A block of data:
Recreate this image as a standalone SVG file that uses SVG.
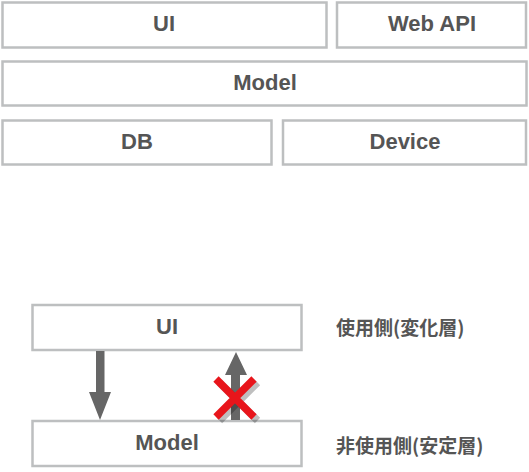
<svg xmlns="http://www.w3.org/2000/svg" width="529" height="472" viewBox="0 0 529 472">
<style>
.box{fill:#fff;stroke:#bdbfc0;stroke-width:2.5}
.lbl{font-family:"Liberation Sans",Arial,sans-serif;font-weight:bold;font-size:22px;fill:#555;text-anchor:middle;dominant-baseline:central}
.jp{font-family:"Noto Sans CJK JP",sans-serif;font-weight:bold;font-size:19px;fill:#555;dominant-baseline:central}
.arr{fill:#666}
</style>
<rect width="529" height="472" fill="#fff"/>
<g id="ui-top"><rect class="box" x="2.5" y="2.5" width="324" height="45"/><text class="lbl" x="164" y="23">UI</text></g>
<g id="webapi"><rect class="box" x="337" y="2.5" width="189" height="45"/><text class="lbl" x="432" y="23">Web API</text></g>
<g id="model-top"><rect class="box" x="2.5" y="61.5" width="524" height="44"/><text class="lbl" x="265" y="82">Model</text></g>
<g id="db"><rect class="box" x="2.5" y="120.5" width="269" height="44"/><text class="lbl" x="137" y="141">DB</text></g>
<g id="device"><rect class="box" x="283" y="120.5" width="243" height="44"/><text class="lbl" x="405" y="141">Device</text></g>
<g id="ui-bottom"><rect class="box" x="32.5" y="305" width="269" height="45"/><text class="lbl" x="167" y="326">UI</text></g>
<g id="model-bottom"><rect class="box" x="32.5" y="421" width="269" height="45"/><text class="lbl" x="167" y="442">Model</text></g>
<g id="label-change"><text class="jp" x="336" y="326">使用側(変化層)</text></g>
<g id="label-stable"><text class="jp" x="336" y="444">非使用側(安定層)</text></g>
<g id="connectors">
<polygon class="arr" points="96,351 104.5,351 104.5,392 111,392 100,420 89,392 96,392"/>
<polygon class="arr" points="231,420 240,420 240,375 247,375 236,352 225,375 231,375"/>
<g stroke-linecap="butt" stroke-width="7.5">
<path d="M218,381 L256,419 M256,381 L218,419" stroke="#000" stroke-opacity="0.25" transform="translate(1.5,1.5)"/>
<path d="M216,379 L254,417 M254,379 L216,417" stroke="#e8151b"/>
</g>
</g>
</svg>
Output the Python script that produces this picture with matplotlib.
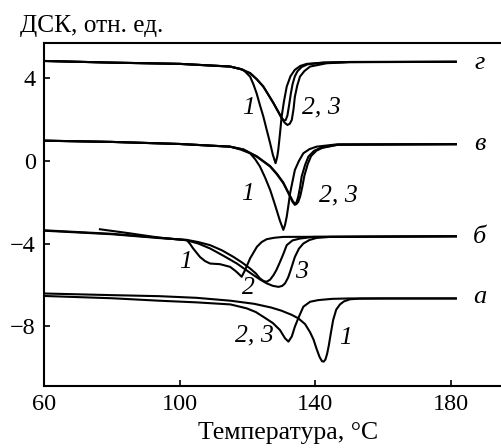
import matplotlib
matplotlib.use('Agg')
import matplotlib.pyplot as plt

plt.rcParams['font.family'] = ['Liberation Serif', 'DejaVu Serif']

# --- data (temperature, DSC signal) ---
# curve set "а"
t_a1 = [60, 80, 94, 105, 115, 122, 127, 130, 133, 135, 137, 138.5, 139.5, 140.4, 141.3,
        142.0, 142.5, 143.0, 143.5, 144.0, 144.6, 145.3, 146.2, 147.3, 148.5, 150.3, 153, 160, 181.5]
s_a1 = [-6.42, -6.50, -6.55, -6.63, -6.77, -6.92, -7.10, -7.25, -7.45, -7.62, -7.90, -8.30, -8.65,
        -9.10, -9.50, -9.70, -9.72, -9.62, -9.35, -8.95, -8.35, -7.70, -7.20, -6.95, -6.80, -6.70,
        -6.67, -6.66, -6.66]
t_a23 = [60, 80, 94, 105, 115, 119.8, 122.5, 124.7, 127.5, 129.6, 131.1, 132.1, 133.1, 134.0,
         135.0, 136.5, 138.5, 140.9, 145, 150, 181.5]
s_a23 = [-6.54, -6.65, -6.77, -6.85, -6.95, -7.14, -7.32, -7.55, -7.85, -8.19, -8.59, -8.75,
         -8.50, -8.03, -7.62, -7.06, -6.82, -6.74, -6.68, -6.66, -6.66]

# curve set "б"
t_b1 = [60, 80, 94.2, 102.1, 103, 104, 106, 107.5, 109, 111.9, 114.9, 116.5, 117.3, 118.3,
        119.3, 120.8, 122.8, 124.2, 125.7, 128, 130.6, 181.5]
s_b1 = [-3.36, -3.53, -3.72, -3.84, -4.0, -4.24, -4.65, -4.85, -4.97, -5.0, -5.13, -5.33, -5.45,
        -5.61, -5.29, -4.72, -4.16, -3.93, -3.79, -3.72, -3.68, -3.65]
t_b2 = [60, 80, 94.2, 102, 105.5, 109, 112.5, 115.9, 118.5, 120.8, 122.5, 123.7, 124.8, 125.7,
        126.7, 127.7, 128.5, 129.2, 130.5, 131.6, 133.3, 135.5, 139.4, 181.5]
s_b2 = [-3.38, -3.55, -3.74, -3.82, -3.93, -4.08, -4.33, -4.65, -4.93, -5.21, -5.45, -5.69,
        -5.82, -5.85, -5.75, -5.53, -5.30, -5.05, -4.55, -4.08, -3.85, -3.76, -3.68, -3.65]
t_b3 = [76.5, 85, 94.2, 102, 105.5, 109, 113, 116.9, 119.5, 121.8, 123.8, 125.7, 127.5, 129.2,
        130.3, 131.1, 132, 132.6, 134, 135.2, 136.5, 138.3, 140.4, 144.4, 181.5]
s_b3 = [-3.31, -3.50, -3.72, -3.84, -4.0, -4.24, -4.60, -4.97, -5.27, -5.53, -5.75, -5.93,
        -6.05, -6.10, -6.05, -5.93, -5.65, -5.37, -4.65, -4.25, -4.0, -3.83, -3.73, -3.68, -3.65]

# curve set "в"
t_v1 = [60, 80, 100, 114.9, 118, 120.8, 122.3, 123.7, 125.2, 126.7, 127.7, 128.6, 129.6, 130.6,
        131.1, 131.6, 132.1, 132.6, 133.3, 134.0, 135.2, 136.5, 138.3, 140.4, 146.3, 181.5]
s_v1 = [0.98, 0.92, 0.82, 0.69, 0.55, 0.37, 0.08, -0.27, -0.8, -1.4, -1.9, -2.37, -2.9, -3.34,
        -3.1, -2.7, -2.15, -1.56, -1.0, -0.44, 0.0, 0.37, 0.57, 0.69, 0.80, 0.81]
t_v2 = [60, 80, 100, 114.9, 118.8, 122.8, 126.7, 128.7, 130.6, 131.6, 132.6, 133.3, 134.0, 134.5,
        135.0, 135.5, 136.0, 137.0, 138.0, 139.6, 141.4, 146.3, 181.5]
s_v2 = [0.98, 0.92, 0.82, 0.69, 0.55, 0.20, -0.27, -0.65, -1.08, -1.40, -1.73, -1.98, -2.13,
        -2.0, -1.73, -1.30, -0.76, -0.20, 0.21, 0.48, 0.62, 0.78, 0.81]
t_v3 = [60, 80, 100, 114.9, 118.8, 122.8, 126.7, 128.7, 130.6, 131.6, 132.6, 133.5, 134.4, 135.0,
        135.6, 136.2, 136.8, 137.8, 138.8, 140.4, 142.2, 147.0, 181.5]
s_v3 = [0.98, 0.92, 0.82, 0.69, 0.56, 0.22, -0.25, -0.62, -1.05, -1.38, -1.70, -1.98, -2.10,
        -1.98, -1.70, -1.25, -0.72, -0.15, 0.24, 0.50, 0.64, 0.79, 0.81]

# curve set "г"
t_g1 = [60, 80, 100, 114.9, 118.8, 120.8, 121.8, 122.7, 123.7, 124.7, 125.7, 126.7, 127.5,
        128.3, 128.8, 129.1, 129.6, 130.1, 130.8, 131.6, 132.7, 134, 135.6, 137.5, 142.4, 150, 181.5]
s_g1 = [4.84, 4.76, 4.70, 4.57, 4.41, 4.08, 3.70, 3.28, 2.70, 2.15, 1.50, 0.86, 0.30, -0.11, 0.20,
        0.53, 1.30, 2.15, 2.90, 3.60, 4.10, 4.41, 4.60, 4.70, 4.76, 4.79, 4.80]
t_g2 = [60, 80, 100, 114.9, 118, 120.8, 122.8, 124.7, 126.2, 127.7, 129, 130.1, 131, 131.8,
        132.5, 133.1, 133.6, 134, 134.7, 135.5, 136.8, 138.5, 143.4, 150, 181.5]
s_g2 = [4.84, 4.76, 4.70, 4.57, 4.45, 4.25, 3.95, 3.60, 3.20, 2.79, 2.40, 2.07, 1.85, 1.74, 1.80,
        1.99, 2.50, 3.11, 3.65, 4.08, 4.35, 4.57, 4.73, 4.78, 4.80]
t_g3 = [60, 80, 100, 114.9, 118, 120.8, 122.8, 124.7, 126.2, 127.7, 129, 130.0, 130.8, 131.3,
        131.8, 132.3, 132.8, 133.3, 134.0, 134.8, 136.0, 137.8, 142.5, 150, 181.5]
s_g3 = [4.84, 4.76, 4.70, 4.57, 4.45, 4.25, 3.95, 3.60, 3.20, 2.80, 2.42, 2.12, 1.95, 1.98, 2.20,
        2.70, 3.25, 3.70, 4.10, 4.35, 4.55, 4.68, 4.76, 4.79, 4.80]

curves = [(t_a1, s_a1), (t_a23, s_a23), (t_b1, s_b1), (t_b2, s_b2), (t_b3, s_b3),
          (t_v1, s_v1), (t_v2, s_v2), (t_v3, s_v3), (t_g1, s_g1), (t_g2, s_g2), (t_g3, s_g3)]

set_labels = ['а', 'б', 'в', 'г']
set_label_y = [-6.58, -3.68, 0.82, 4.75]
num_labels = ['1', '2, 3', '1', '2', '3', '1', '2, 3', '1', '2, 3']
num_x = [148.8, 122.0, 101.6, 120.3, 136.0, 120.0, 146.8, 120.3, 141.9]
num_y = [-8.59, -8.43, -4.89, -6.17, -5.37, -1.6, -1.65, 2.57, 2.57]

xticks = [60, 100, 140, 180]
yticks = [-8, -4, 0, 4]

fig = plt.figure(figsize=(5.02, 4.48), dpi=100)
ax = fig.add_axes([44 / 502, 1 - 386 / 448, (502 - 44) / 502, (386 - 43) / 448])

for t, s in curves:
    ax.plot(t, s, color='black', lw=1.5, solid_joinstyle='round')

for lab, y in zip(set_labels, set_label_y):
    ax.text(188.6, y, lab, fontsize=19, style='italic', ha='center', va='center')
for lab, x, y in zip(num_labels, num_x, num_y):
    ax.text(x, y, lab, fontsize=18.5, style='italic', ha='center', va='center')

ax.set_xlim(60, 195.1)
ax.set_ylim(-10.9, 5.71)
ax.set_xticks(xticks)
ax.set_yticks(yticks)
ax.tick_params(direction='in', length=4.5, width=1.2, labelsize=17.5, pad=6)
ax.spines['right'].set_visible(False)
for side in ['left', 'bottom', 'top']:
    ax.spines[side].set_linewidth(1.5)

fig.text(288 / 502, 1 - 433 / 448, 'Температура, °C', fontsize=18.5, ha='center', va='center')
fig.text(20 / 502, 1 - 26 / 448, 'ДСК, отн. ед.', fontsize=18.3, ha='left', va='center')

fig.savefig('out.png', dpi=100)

Request: Reproduce the data above exactly, but only from the line containing "Output the Python" through the line containing "plt.rcParams['font.family'] = ['Liberation"; skip the pictures.

Exercise result:
Output the Python script that produces this picture with matplotlib.
import matplotlib
matplotlib.use('Agg')
import matplotlib.pyplot as plt

plt.rcParams['font.family'] = ['Liberation Serif', 'DejaVu Serif']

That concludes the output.